**Objective**. Retype all of the data. Every line must match exactly.

**Dataset extract**.
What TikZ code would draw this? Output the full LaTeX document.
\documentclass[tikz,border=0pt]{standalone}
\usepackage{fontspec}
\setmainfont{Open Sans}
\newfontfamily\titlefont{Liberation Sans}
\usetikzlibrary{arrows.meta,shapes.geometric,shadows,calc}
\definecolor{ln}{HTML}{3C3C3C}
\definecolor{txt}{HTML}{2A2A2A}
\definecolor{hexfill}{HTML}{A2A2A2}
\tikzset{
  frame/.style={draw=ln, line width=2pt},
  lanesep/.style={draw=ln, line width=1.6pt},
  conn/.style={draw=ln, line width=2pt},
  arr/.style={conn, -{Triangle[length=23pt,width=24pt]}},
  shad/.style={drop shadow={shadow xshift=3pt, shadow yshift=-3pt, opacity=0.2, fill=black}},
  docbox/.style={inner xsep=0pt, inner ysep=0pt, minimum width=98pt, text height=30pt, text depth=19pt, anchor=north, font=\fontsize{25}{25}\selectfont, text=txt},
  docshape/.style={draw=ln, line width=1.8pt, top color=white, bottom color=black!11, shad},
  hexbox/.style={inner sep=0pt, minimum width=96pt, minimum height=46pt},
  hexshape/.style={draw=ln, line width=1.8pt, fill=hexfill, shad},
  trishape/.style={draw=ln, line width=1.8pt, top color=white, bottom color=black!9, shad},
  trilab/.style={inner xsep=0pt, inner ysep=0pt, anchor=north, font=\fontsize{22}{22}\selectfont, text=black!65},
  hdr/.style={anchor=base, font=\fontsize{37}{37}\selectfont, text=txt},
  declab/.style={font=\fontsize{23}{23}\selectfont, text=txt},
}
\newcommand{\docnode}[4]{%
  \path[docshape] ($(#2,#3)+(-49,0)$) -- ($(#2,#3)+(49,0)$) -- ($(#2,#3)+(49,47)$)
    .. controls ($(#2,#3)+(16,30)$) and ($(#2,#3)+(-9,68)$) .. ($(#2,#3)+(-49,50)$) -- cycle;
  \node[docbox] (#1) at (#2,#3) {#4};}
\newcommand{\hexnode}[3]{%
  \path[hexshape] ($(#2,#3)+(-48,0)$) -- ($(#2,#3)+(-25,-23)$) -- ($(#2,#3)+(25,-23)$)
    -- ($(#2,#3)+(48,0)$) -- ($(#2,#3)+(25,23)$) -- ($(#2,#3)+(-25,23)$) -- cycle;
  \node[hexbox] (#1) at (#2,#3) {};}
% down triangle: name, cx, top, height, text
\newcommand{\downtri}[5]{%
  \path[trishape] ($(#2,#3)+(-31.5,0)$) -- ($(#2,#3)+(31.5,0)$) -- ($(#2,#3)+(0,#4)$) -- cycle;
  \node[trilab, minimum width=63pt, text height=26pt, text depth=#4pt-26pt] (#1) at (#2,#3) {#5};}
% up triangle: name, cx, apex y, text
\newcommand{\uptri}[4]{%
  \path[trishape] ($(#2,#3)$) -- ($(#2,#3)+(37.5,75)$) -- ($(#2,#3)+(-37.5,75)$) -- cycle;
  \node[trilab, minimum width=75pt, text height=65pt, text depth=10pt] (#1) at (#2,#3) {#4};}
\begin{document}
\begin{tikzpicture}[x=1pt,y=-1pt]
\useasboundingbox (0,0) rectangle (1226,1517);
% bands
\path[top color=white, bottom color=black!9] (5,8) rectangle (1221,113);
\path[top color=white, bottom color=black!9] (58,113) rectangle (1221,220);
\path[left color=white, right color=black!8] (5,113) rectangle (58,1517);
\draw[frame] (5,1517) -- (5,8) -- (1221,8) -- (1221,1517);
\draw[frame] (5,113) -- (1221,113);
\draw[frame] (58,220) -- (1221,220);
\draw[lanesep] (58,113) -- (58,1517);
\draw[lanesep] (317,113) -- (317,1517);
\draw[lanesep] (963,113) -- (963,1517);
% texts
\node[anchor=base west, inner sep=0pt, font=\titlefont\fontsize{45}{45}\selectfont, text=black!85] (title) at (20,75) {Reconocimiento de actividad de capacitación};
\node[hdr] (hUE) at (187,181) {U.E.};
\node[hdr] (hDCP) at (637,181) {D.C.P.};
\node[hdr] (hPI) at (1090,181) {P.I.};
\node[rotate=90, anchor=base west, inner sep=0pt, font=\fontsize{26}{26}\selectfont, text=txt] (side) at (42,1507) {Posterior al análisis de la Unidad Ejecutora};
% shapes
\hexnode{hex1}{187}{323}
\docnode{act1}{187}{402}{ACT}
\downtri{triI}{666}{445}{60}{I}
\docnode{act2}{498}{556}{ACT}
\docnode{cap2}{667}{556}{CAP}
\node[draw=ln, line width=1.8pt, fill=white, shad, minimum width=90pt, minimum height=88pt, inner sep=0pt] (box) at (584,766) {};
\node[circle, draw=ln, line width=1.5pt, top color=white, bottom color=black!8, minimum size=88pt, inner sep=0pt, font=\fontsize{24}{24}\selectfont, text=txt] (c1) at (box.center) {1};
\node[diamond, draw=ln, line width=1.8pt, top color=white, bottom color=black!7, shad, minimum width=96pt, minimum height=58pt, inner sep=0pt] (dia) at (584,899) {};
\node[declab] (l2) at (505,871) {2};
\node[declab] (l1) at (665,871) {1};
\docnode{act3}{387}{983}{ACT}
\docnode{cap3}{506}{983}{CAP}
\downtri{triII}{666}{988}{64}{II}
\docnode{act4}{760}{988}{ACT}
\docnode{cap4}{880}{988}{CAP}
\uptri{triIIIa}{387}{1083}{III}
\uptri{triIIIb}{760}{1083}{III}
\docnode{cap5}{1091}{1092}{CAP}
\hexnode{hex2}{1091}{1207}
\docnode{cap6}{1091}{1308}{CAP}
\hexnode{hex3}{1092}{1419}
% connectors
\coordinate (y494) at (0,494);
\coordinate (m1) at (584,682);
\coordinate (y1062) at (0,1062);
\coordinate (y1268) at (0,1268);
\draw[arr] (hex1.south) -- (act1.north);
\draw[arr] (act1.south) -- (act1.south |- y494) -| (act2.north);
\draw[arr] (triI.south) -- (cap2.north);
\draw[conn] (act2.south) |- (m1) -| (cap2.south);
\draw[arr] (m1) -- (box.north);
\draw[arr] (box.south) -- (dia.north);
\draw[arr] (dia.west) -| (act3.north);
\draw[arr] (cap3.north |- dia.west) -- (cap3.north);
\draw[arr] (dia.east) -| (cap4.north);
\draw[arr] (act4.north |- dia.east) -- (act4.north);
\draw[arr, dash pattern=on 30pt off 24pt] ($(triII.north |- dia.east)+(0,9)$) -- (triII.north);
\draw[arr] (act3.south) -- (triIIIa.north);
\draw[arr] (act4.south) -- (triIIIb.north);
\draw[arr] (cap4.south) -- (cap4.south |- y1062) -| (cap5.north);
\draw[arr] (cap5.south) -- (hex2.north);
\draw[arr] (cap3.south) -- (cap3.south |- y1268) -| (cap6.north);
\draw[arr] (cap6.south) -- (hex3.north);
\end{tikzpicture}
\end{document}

**Solution for this exercise**.
What TikZ code would draw this? Output the full LaTeX document.
\documentclass[tikz,border=0pt]{standalone}
\usepackage{fontspec}
\setmainfont{Open Sans}
\newfontfamily\titlefont{Liberation Sans}
\usetikzlibrary{arrows.meta,shapes.geometric,shadows,calc}
\definecolor{ln}{HTML}{3C3C3C}
\definecolor{txt}{HTML}{2A2A2A}
\definecolor{hexfill}{HTML}{A2A2A2}
\tikzset{
  frame/.style={draw=ln, line width=2pt},
  lanesep/.style={draw=ln, line width=1.6pt},
  conn/.style={draw=ln, line width=2pt},
  arr/.style={conn, -{Triangle[length=23pt,width=24pt]}},
  shad/.style={drop shadow={shadow xshift=3pt, shadow yshift=-3pt, opacity=0.2, fill=black}},
  docbox/.style={inner xsep=0pt, inner ysep=0pt, minimum width=98pt, text height=30pt, text depth=19pt, anchor=north, font=\fontsize{25}{25}\selectfont, text=txt},
  docshape/.style={draw=ln, line width=1.8pt, top color=white, bottom color=black!11, shad},
  hexbox/.style={inner sep=0pt, minimum width=96pt, minimum height=46pt},
  hexshape/.style={draw=ln, line width=1.8pt, fill=hexfill, shad},
  trishape/.style={draw=ln, line width=1.8pt, top color=white, bottom color=black!9, shad},
  trilab/.style={inner xsep=0pt, inner ysep=0pt, anchor=north, font=\fontsize{22}{22}\selectfont, text=black!65},
  hdr/.style={anchor=base, font=\fontsize{37}{37}\selectfont, text=txt},
  declab/.style={font=\fontsize{23}{23}\selectfont, text=txt},
}
\newcommand{\docnode}[4]{%
  \path[docshape] ($(#2,#3)+(-49,0)$) -- ($(#2,#3)+(49,0)$) -- ($(#2,#3)+(49,47)$)
    .. controls ($(#2,#3)+(16,30)$) and ($(#2,#3)+(-9,68)$) .. ($(#2,#3)+(-49,50)$) -- cycle;
  \node[docbox] (#1) at (#2,#3) {#4};}
\newcommand{\hexnode}[3]{%
  \path[hexshape] ($(#2,#3)+(-48,0)$) -- ($(#2,#3)+(-25,-23)$) -- ($(#2,#3)+(25,-23)$)
    -- ($(#2,#3)+(48,0)$) -- ($(#2,#3)+(25,23)$) -- ($(#2,#3)+(-25,23)$) -- cycle;
  \node[hexbox] (#1) at (#2,#3) {};}
% down triangle: name, cx, top, height, text
\newcommand{\downtri}[5]{%
  \path[trishape] ($(#2,#3)+(-31.5,0)$) -- ($(#2,#3)+(31.5,0)$) -- ($(#2,#3)+(0,#4)$) -- cycle;
  \node[trilab, minimum width=63pt, text height=26pt, text depth=#4pt-26pt] (#1) at (#2,#3) {#5};}
% up triangle: name, cx, apex y, text
\newcommand{\uptri}[4]{%
  \path[trishape] ($(#2,#3)$) -- ($(#2,#3)+(37.5,75)$) -- ($(#2,#3)+(-37.5,75)$) -- cycle;
  \node[trilab, minimum width=75pt, text height=65pt, text depth=10pt] (#1) at (#2,#3) {#4};}
\begin{document}
\begin{tikzpicture}[x=1pt,y=-1pt]
\useasboundingbox (0,0) rectangle (1226,1517);
% bands
\path[top color=white, bottom color=black!9] (5,8) rectangle (1221,113);
\path[top color=white, bottom color=black!9] (58,113) rectangle (1221,220);
\path[left color=white, right color=black!8] (5,113) rectangle (58,1517);
\draw[frame] (5,1517) -- (5,8) -- (1221,8) -- (1221,1517);
\draw[frame] (5,113) -- (1221,113);
\draw[frame] (58,220) -- (1221,220);
\draw[lanesep] (58,113) -- (58,1517);
\draw[lanesep] (317,113) -- (317,1517);
\draw[lanesep] (963,113) -- (963,1517);
% texts
\node[anchor=base west, inner sep=0pt, font=\titlefont\fontsize{45}{45}\selectfont, text=black!85] (title) at (20,75) {Reconocimiento de actividad de capacitación};
\node[hdr] (hUE) at (187,181) {U.E.};
\node[hdr] (hDCP) at (637,181) {D.C.P.};
\node[hdr] (hPI) at (1090,181) {P.I.};
\node[rotate=90, anchor=base west, inner sep=0pt, font=\fontsize{26}{26}\selectfont, text=txt] (side) at (42,1507) {Posterior al análisis de la Unidad Ejecutora};
% shapes
\hexnode{hex1}{187}{323}
\docnode{act1}{187}{402}{ACT}
\downtri{triI}{666}{445}{60}{I}
\docnode{act2}{498}{556}{ACT}
\docnode{cap2}{667}{556}{CAP}
\node[draw=ln, line width=1.8pt, fill=white, shad, minimum width=90pt, minimum height=88pt, inner sep=0pt] (box) at (584,766) {};
\node[circle, draw=ln, line width=1.5pt, top color=white, bottom color=black!8, minimum size=88pt, inner sep=0pt, font=\fontsize{24}{24}\selectfont, text=txt] (c1) at (box.center) {1};
\node[diamond, draw=ln, line width=1.8pt, top color=white, bottom color=black!7, shad, minimum width=96pt, minimum height=58pt, inner sep=0pt] (dia) at (584,899) {};
\node[declab] (l2) at (505,871) {2};
\node[declab] (l1) at (665,871) {1};
\docnode{act3}{387}{983}{ACT}
\docnode{cap3}{506}{983}{CAP}
\downtri{triII}{666}{988}{64}{II}
\docnode{act4}{760}{988}{ACT}
\docnode{cap4}{880}{988}{CAP}
\uptri{triIIIa}{387}{1083}{III}
\uptri{triIIIb}{760}{1083}{III}
\docnode{cap5}{1091}{1092}{CAP}
\hexnode{hex2}{1091}{1207}
\docnode{cap6}{1091}{1308}{CAP}
\hexnode{hex3}{1092}{1419}
% connectors
\coordinate (y494) at (0,494);
\coordinate (m1) at (584,682);
\coordinate (y1062) at (0,1062);
\coordinate (y1268) at (0,1268);
\draw[arr] (hex1.south) -- (act1.north);
\draw[arr] (act1.south) -- (act1.south |- y494) -| (act2.north);
\draw[arr] (triI.south) -- (cap2.north);
\draw[conn] (act2.south) |- (m1) -| (cap2.south);
\draw[arr] (m1) -- (box.north);
\draw[arr] (box.south) -- (dia.north);
\draw[arr] (dia.west) -| (act3.north);
\draw[arr] (cap3.north |- dia.west) -- (cap3.north);
\draw[arr] (dia.east) -| (cap4.north);
\draw[arr] (act4.north |- dia.east) -- (act4.north);
\draw[arr, dash pattern=on 30pt off 24pt] ($(triII.north |- dia.east)+(0,9)$) -- (triII.north);
\draw[arr] (act3.south) -- (triIIIa.north);
\draw[arr] (act4.south) -- (triIIIb.north);
\draw[arr] (cap4.south) -- (cap4.south |- y1062) -| (cap5.north);
\draw[arr] (cap5.south) -- (hex2.north);
\draw[arr] (cap3.south) -- (cap3.south |- y1268) -| (cap6.north);
\draw[arr] (cap6.south) -- (hex3.north);
\end{tikzpicture}
\end{document}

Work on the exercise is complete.